Ranking highest in Obama accomplishments, at 27 percent, was “killing Osama bin Laden,” although it was the Navy Seals who did it. And rumors persist that the President dithered as some advisers tried to discourage the move for fear his reelection would be hurt if it failed. Passing the health care law was given only a 7 percent grade, one percent less than “improving America’s image abroad.” Inability to improve the economy was ranked as a “failure” by 24 percent of those polled. Only 7 percent mentioned “too much regulation on business” as a failure.
On the question of Party loyalty, 19 percent said they were “strong Democrats.” Independents leaning Democrat were 14 percent. “Strong Republicans” totaled 14 percent. Independents leaning Republican amounted to 13 percent.
When queried about whether they would vote in a presidential primary (if one were held in their state), 33 percent they’d vote in a Republican primary, 26 percent in a democratic primary, and 38 percent indicated they’d wait for the general election.

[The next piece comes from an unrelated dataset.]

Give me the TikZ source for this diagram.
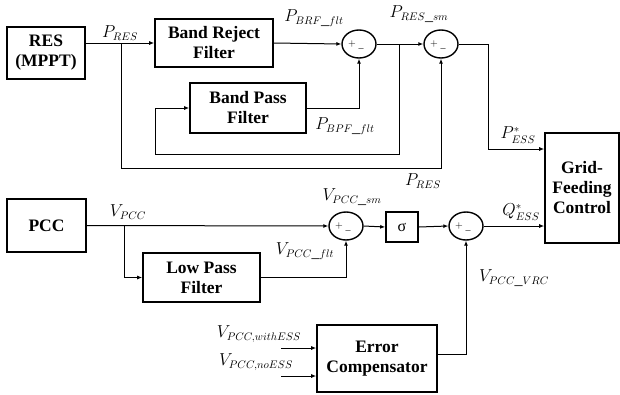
\documentclass[tikz,border=0pt]{standalone}
\usepackage{fontspec}
\setmainfont{Liberation Serif}
\usetikzlibrary{shapes.geometric,arrows.meta,calc}
\begin{document}
\begin{tikzpicture}[x=1pt,y=-1pt,
  blk/.style={draw,line width=1.6pt,align=center,font=\fontsize{17.5}{20}\selectfont\bfseries,inner sep=0pt},
  sumj/.style={draw,line width=1.4pt,ellipse,minimum width=34pt,minimum height=28pt,inner sep=0pt},
  wire/.style={line width=1pt},
  arr/.style={wire,-{Latex[length=5pt,width=4pt]}},
  lbl/.style={font=\fontsize{16}{18}\selectfont,inner sep=0pt},
  pm/.style={font=\fontsize{10}{10}\selectfont,inner sep=0pt}]
\useasboundingbox (0,0) rectangle (620,394);
% blocks
\node[blk,minimum width=78pt,minimum height=52pt] (res) at (46,53) {RES\\(MPPT)};
\node[blk,minimum width=118pt,minimum height=48pt] (brf) at (214,43) {Band Reject\\Filter};
\node[blk,minimum width=116pt,minimum height=50pt] (bpf) at (248,108) {Band Pass\\Filter};
\node[blk,minimum width=74pt,minimum height=110pt] (grid) at (582,188) {Grid-\\Feeding\\Control};
\node[blk,minimum width=79pt,minimum height=53pt] (pcc) at (46.5,225.5) {PCC};
\node[blk,minimum width=117pt,minimum height=49pt] (lpf) at (201.5,277.5) {Low Pass\\Filter};
\node[blk,minimum width=32pt,minimum height=30pt,font=\fontsize{16}{18}\selectfont] (sig) at (402,227) {σ};
\node[blk,minimum width=120pt,minimum height=67pt] (ec) at (377,358.5) {Error\\Compensator};
% summing junctions
\foreach \n/\x/\y in {s1/359/44, s2/441/44, s3/346/226, s4/466/226}{
  \node[sumj] (\n) at (\x,\y) {};
  \node[pm] (\n p) at ($(\x,\y)+(-7,0)$) {$+$};
  \node[pm] (\n m) at ($(\x,\y)+(2,6)$) {\textendash};
}
% coordinates
\coordinate (b1) at (121,43);
\coordinate (b2) at (399,44);
\coordinate (b3) at (124,226);
\coordinate (in1) at (281,348);
\coordinate (in2) at (281,376);
% top connectors
\draw[arr] (res.east |- brf.west) -- (brf.west);
\draw[arr] (brf.east) -- (s1.west);
\draw[arr] (s1.east) -- (s2.west);
\draw[arr] (b2) -- (399,154) -- (155,154) -- (155,108) -- (bpf.west);
\draw[arr] (bpf.east) -| (s1.south);
\draw[arr] (b1) -- (121,168) -| (s2.south);
\draw[arr] (s2.east) -- (488,44) -- (488,149) -- (grid.west |- 0,149);
% bottom connectors
\draw[arr] (pcc.east) -- (s3.west);
\draw[arr] (b3) |- (lpf.west);
\draw[arr] (lpf.east) -| (s3.south);
\draw[arr] (s3.east) -- (sig.west);
\draw[arr] (sig.east) -- (s4.west);
\draw[arr] (s4.east) -- (grid.west |- s4.east);
\draw[arr] (ec.east |- 0,354) -| (s4.south);
\draw[arr] (in1) -- (ec.west |- in1);
\draw[arr] (in2) -- (ec.west |- in2);
% labels
\node[lbl] (l1) at (120,33) {$P_{RES}$};
\node[lbl] (l2) at (314,18) {$P_{BRF\_flt}$};
\node[lbl] (l3) at (419,14) {$P_{RES\_sm}$};
\node[lbl] (l4) at (345,126) {$P_{BPF\_flt}$};
\node[lbl] (l5) at (518,135) {$P^{*}_{ESS}$};
\node[lbl] (l6) at (423,181) {$P_{RES}$};
\node[lbl] (l7) at (128,212) {$V_{PCC}$};
\node[lbl] (l8) at (352,197) {$V_{PCC\_sm}$};
\node[lbl] (l9) at (305,251) {$V_{PCC\_flt}$};
\node[lbl] (l10) at (521,212) {$Q^{*}_{ESS}$};
\node[lbl] (l11) at (514,278) {$V_{PCC\_VRC}$};
\node[lbl] (l12) at (259,334) {$V_{PCC,withESS}$};
\node[lbl] (l13) at (256,362) {$V_{PCC,noESS}$};
\end{tikzpicture}
\end{document}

Some 30 percent think the “economy will get better” in the next 12 months; 47 percent think it will stay about the same. As to their personal status, 17 percent believe “things have gotten better; 33 percent say “things have gotten worse. And 36 percent favor getting rid of ObamaCare.
In foreign affairs, 21 percent see all-out civil war in Iraq as very likely; 12 percent believe there will be more terrorist attacks on our soil as a result. If Iran is “close to developing a nuclear weapon,” 40 percent feel the U.S. “should initiate military action.